- **Instructions to follow**
Working from the data below, reproduce exactly the lines starting at the one that holds "Convert this chart to Plotly code." and ending at the one that holds "fig = go.Figure()". Pictures are excluded.

──────────

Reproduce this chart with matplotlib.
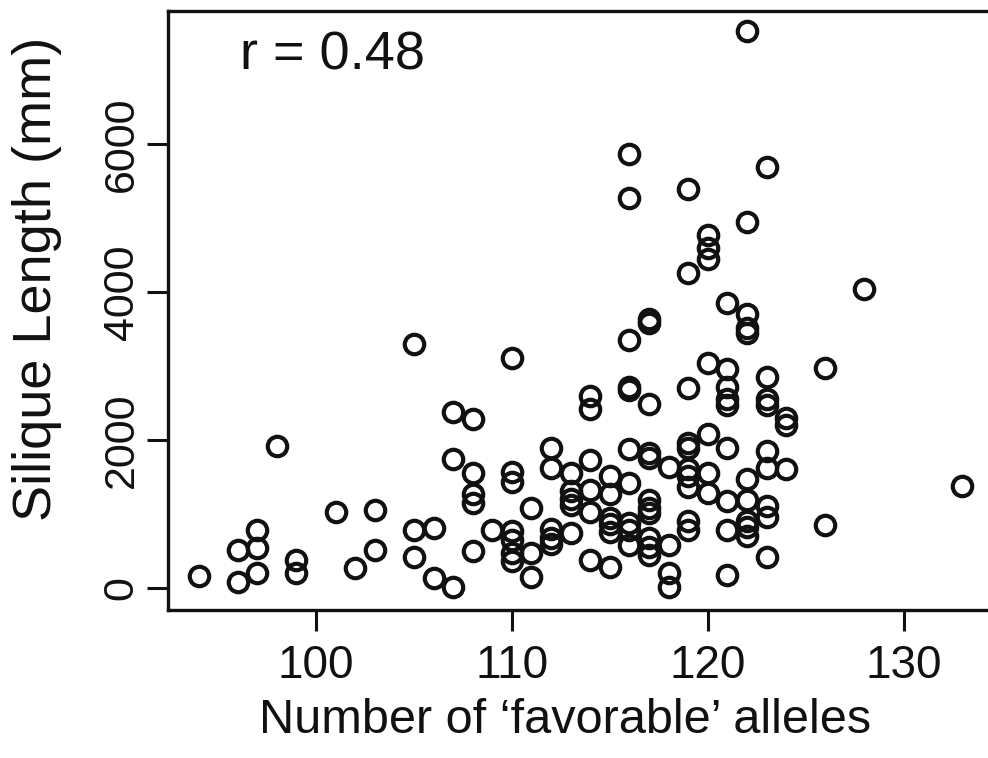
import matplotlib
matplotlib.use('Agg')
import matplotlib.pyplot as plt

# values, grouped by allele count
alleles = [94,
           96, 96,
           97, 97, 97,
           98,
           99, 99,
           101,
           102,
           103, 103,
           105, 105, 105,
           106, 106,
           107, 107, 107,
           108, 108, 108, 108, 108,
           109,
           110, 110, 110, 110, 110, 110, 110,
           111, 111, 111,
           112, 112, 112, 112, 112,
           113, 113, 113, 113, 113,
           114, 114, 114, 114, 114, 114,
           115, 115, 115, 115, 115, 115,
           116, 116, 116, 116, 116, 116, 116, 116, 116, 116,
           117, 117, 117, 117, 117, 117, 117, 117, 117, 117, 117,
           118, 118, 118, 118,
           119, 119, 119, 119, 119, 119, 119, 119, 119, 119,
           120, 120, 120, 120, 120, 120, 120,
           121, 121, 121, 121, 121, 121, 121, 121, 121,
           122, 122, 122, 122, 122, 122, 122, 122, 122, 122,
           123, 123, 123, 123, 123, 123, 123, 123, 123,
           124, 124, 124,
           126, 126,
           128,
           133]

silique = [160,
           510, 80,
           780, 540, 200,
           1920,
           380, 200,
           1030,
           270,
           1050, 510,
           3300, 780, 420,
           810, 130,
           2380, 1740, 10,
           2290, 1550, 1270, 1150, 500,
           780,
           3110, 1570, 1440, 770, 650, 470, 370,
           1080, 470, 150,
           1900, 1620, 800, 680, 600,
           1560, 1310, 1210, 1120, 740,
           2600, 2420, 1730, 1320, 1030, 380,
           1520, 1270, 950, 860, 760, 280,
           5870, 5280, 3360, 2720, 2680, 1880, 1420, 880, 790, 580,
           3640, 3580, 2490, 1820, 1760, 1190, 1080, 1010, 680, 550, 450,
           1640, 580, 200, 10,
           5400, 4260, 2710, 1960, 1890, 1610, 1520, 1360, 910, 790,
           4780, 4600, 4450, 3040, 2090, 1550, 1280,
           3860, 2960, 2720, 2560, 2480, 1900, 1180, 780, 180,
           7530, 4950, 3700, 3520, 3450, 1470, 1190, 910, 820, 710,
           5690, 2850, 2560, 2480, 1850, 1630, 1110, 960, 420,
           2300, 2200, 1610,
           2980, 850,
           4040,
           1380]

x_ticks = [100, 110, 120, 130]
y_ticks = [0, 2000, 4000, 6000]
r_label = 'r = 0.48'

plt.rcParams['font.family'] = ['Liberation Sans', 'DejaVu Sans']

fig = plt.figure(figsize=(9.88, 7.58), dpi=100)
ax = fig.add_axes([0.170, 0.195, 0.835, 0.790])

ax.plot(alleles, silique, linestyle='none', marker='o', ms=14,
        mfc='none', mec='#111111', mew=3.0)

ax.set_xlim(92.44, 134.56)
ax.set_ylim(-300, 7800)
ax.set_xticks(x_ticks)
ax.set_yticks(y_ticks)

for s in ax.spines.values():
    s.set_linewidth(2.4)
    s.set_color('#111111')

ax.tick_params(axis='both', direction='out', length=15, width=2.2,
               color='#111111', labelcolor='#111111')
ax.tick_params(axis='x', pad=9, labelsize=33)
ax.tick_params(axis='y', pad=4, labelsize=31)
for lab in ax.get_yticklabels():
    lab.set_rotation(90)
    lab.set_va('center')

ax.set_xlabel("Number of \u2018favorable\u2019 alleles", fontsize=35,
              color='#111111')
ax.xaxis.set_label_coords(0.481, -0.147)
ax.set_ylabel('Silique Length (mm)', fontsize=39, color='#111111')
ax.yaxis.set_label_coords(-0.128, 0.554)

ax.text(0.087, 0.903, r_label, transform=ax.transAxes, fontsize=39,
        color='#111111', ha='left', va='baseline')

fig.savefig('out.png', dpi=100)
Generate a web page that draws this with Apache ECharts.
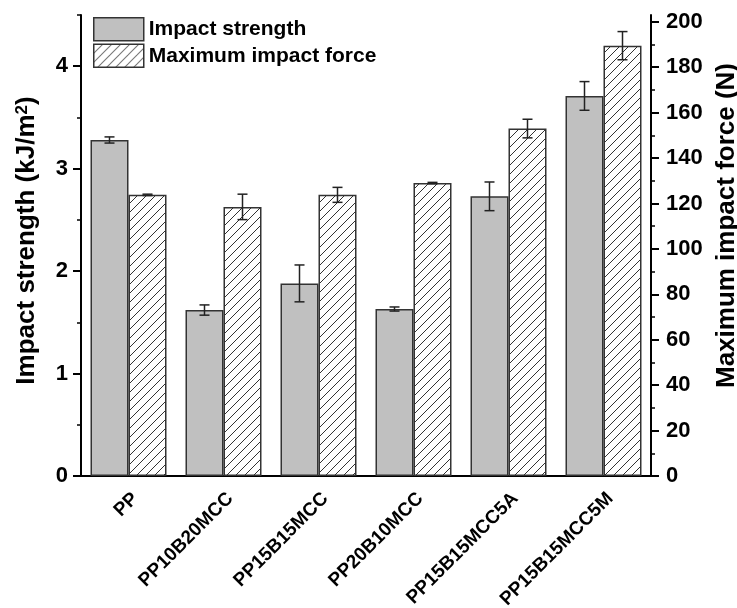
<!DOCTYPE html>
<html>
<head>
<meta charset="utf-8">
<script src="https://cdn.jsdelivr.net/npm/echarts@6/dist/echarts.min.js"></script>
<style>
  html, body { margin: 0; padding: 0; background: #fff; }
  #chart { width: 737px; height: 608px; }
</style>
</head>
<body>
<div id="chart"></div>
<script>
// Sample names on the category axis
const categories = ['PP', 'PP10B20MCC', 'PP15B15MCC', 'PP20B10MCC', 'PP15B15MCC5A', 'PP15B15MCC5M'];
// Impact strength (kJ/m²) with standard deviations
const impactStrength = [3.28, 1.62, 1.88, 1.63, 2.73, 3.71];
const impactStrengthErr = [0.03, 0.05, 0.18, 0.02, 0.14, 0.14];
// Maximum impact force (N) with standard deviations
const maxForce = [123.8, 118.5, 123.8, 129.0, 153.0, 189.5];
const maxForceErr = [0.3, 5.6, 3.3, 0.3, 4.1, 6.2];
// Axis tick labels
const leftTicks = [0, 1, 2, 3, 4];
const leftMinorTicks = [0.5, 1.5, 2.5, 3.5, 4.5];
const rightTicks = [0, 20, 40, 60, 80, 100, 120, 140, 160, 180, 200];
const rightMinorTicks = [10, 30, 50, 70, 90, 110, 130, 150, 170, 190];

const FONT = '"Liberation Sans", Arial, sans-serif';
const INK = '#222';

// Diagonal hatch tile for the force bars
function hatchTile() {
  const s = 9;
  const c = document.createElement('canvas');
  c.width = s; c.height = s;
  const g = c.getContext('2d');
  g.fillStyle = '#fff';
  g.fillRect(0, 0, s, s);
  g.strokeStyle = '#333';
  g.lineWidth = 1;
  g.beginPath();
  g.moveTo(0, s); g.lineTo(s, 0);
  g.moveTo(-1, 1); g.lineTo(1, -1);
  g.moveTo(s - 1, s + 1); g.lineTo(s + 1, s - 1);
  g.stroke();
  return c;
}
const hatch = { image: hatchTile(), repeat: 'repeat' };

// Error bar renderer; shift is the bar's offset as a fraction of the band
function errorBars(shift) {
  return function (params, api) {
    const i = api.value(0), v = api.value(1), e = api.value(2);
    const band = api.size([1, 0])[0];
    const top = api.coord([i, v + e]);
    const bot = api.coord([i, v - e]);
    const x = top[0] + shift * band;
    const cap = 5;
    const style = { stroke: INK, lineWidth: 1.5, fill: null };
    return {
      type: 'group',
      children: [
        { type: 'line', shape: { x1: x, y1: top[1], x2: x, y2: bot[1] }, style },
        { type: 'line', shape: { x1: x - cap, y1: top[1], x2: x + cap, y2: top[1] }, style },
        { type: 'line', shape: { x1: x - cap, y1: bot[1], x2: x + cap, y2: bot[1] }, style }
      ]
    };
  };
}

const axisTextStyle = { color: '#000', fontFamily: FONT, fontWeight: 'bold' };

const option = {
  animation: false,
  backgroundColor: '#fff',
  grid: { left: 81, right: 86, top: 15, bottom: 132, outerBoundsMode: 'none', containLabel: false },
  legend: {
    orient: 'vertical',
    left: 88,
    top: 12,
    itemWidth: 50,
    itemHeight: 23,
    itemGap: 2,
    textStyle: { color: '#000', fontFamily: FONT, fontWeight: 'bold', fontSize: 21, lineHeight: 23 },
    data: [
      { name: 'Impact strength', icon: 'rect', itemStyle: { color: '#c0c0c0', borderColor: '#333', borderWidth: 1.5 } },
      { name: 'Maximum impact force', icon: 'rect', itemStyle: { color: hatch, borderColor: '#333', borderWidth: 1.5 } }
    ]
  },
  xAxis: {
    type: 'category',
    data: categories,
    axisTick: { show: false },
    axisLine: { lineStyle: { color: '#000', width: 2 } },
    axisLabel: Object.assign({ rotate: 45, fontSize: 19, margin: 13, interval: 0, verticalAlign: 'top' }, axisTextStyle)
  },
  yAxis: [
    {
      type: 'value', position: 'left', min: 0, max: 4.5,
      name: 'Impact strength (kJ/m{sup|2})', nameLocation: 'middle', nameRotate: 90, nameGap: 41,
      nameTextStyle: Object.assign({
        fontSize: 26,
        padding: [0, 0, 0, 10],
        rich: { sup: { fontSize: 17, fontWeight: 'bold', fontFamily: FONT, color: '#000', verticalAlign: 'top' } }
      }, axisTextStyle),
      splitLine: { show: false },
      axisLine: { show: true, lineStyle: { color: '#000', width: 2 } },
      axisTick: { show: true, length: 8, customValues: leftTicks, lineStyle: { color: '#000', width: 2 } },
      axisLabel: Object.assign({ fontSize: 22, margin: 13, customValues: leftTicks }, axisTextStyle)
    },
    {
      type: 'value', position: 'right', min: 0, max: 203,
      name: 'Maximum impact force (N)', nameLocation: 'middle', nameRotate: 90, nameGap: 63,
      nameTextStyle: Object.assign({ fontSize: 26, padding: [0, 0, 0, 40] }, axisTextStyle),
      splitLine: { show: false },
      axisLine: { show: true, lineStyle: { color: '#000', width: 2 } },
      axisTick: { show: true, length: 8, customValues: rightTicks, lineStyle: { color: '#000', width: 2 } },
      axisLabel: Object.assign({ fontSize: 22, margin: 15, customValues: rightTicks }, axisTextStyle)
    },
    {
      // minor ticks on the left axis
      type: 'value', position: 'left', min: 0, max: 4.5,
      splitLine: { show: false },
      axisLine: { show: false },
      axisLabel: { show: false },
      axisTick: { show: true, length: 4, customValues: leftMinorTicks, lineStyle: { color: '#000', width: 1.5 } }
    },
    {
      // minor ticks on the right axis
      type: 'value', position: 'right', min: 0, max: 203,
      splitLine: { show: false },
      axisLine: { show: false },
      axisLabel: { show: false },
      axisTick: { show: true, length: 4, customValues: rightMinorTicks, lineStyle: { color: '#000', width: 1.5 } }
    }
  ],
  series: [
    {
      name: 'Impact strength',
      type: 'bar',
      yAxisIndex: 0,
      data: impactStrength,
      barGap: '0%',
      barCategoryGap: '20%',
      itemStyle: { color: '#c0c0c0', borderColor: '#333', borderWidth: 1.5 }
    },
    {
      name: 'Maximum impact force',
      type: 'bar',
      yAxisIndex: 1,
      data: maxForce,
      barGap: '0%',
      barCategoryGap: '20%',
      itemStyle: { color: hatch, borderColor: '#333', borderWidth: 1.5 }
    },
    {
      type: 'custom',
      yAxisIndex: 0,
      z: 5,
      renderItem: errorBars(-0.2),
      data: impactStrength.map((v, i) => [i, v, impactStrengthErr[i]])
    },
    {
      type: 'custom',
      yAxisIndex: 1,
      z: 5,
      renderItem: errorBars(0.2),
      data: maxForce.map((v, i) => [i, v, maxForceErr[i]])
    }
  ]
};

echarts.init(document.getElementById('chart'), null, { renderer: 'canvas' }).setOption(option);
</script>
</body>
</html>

──────────

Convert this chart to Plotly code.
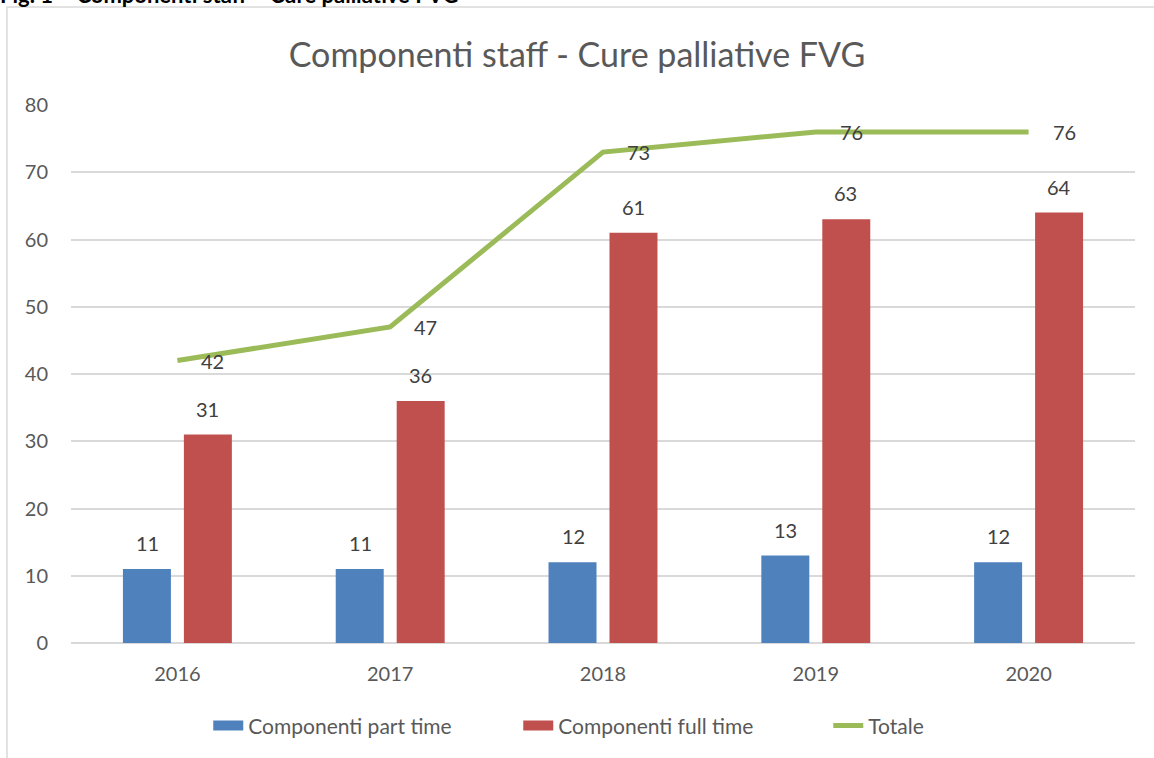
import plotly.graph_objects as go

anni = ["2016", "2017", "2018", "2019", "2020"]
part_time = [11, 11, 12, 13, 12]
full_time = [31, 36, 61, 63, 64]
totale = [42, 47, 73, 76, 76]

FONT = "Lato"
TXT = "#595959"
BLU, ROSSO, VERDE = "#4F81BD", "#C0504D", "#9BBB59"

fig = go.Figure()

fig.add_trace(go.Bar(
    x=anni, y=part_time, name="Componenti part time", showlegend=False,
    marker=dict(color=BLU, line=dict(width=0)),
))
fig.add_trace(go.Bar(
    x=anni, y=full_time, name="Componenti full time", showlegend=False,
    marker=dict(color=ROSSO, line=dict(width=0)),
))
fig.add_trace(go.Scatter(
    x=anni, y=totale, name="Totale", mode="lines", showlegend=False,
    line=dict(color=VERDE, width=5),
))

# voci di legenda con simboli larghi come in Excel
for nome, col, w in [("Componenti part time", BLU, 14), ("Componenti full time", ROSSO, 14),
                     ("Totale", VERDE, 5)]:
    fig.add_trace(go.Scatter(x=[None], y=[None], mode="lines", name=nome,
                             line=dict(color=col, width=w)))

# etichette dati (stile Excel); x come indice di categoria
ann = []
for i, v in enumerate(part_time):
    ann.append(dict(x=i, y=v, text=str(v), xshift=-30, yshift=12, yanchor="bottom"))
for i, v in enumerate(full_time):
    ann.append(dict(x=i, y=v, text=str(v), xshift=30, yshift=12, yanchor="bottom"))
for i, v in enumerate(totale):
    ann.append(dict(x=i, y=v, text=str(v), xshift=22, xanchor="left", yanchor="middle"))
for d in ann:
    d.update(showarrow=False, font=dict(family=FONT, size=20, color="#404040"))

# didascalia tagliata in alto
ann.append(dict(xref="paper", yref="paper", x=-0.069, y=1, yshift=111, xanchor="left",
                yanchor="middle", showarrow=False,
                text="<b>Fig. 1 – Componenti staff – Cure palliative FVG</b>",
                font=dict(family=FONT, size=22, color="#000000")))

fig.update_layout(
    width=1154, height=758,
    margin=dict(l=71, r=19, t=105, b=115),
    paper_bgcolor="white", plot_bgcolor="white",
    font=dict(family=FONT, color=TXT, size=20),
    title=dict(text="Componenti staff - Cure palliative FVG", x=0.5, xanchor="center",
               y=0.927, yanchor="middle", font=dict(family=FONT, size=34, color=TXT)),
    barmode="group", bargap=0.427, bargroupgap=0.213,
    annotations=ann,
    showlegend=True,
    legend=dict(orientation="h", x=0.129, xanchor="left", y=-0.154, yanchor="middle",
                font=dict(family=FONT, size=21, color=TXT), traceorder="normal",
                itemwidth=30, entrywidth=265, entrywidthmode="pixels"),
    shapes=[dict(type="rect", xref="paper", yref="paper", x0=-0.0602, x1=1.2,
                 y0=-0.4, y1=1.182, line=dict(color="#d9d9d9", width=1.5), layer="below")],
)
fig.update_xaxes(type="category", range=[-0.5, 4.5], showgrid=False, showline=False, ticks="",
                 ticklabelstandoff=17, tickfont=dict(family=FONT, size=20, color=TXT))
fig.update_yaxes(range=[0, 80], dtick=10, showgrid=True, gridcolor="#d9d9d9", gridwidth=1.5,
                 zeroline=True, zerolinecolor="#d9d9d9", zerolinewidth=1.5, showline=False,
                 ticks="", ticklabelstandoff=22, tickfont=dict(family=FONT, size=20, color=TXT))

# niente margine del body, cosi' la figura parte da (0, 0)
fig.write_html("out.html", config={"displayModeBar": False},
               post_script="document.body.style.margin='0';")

──────────

- **Solved exercise**
Convert this chart to Plotly code.
import plotly.graph_objects as go

anni = ["2016", "2017", "2018", "2019", "2020"]
part_time = [11, 11, 12, 13, 12]
full_time = [31, 36, 61, 63, 64]
totale = [42, 47, 73, 76, 76]

FONT = "Lato"
TXT = "#595959"
BLU, ROSSO, VERDE = "#4F81BD", "#C0504D", "#9BBB59"

fig = go.Figure()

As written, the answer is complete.